Did your parents support you in pursuing a musical career?

„Yes, very much so. I’m from a musical and creative family, and when I was young I’d listen to my parents’ albums and produce my own radio shows. My mother gave me a piano for my eighteenth birthday, which was a big influence on my style. After my father’s death, I decided to devote my life to music."

„Doing things the conventional way is not conducive to creativity."

„Back then, they didn’t have all those college-level music courses that they do now, so I had to play around with computer software to get the hang of everything. Whenever I was in a studio, people would react with surprise when they heard my stuff and tell me everything I was doing wrong. But having no clue what I was doing and not following the straight and narrow ended up being an asset. People who’ve had a formal musical education tend to be less likely to get experimental. I may have done some naive, stupid things back then, but they did help to shape my sound. I think that when it comes to creating something unique, being self-taught is the best education. Doing things the conventional way is not conducive to creativity."

Before we wrap up, could you tell us a little about the track you made for VU?

„VU asked me to create a track incorporating the call to prayer in different cultures. I’d never taken a conceptual approach to music before; that is, creating music based on anything other than 'this sounds good' or 'this feels good.' I made a selection and then cut a track. Some of the tracks are more similar to songs of prayer, and others deal with religion or the love of religion."

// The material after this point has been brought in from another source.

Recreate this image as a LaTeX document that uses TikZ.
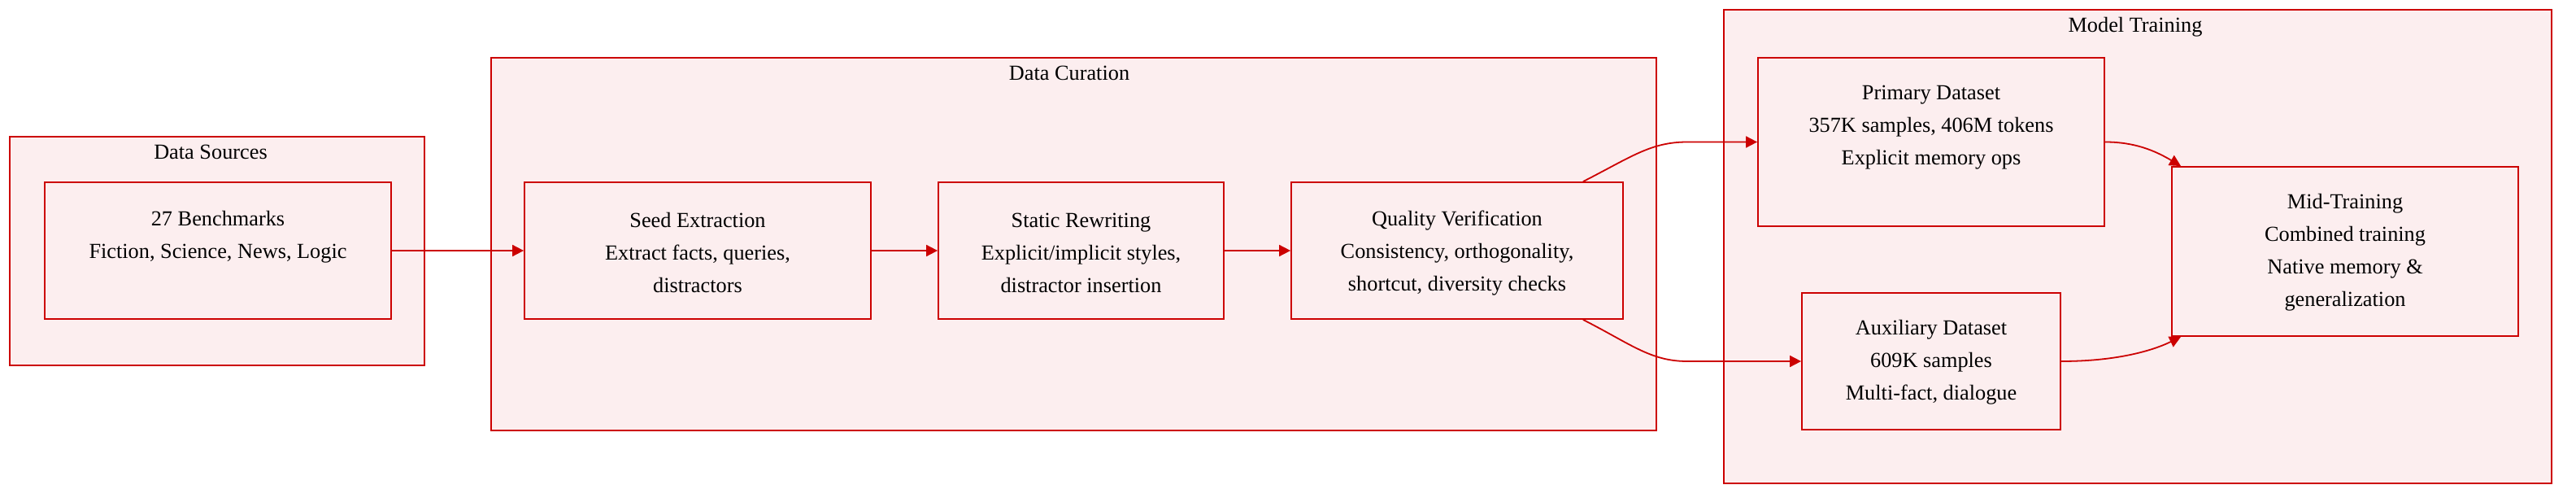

„The experience of being immersed in this genre of music was also quite special to me. I had a very liberal education. My parents leaned towards atheism, and every Monday night they’d listen to a radio programme called De Wandelende Tak. That show played mostly world music, a fair amount of which was religious. So in that sense, this project was a journey into the past for me, making it perfect for these reflective times during Covid-19."